§ **Provided material**:
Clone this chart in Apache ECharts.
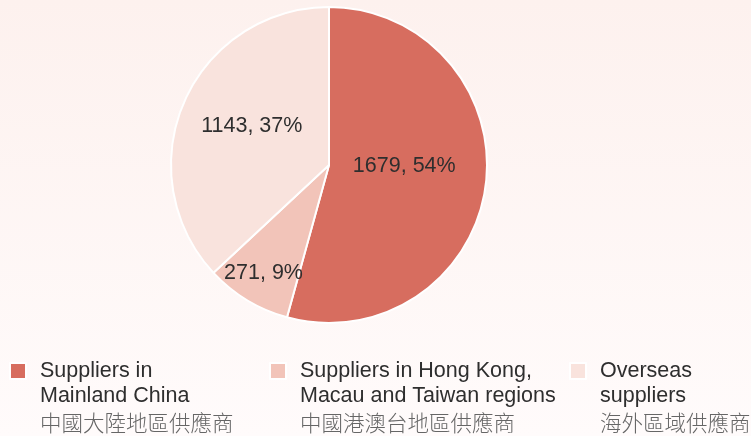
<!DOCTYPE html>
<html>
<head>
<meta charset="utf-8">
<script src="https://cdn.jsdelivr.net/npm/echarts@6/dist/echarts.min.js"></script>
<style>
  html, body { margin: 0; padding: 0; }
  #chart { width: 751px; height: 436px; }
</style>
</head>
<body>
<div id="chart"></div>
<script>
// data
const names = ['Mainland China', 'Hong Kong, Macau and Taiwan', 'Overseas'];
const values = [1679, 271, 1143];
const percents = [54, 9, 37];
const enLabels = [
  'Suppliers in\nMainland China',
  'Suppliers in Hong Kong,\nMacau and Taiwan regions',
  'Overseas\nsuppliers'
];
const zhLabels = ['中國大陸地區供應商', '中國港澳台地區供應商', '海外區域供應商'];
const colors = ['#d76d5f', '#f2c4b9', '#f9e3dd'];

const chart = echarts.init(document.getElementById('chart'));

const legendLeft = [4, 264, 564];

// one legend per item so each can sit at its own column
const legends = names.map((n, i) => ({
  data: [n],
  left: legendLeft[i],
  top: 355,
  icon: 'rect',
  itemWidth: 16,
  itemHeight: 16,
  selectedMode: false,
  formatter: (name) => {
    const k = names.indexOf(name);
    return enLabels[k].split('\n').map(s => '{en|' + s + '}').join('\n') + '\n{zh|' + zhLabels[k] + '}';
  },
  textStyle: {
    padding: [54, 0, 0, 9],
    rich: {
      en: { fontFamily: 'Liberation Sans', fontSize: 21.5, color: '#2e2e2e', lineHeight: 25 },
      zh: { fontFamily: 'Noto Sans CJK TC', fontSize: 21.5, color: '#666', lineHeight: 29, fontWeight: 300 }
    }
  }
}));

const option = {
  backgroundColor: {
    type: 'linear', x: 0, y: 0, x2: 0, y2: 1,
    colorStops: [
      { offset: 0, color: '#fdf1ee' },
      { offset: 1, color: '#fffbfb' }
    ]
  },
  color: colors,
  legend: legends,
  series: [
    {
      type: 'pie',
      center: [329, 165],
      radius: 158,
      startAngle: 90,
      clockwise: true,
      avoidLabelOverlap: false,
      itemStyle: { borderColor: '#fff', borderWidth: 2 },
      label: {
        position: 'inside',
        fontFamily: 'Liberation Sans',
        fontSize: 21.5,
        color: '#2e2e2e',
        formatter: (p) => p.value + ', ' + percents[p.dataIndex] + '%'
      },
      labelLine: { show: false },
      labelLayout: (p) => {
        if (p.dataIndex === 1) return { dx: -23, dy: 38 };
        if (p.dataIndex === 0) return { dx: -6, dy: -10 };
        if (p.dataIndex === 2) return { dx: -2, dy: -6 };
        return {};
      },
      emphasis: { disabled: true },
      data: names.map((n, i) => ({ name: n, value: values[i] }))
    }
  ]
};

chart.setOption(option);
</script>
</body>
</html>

§ **Problem requirements**: Write the listing above out again exactly, dropping each image.

§ **Correct result**:
Clone this chart in Apache ECharts.
<!DOCTYPE html>
<html>
<head>
<meta charset="utf-8">
<script src="https://cdn.jsdelivr.net/npm/echarts@6/dist/echarts.min.js"></script>
<style>
  html, body { margin: 0; padding: 0; }
  #chart { width: 751px; height: 436px; }
</style>
</head>
<body>
<div id="chart"></div>
<script>
// data
const names = ['Mainland China', 'Hong Kong, Macau and Taiwan', 'Overseas'];
const values = [1679, 271, 1143];
const percents = [54, 9, 37];
const enLabels = [
  'Suppliers in\nMainland China',
  'Suppliers in Hong Kong,\nMacau and Taiwan regions',
  'Overseas\nsuppliers'
];
const zhLabels = ['中國大陸地區供應商', '中國港澳台地區供應商', '海外區域供應商'];
const colors = ['#d76d5f', '#f2c4b9', '#f9e3dd'];

const chart = echarts.init(document.getElementById('chart'));

const legendLeft = [4, 264, 564];

// one legend per item so each can sit at its own column
const legends = names.map((n, i) => ({
  data: [n],
  left: legendLeft[i],
  top: 355,
  icon: 'rect',
  itemWidth: 16,
  itemHeight: 16,
  selectedMode: false,
  formatter: (name) => {
    const k = names.indexOf(name);
    return enLabels[k].split('\n').map(s => '{en|' + s + '}').join('\n') + '\n{zh|' + zhLabels[k] + '}';
  },
  textStyle: {
    padding: [54, 0, 0, 9],
    rich: {
      en: { fontFamily: 'Liberation Sans', fontSize: 21.5, color: '#2e2e2e', lineHeight: 25 },
      zh: { fontFamily: 'Noto Sans CJK TC', fontSize: 21.5, color: '#666', lineHeight: 29, fontWeight: 300 }
    }
  }
}));

const option = {
  backgroundColor: {
    type: 'linear', x: 0, y: 0, x2: 0, y2: 1,
    colorStops: [
      { offset: 0, color: '#fdf1ee' },
      { offset: 1, color: '#fffbfb' }
    ]
  },
  color: colors,
  legend: legends,
  series: [
    {
      type: 'pie',
      center: [329, 165],
      radius: 158,
      startAngle: 90,
      clockwise: true,
      avoidLabelOverlap: false,
      itemStyle: { borderColor: '#fff', borderWidth: 2 },
      label: {
        position: 'inside',
        fontFamily: 'Liberation Sans',
        fontSize: 21.5,
        color: '#2e2e2e',
        formatter: (p) => p.value + ', ' + percents[p.dataIndex] + '%'
      },
      labelLine: { show: false },
      labelLayout: (p) => {
        if (p.dataIndex === 1) return { dx: -23, dy: 38 };
        if (p.dataIndex === 0) return { dx: -6, dy: -10 };
        if (p.dataIndex === 2) return { dx: -2, dy: -6 };
        return {};
      },
      emphasis: { disabled: true },
      data: names.map((n, i) => ({ name: n, value: values[i] }))
    }
  ]
};

chart.setOption(option);
</script>
</body>
</html>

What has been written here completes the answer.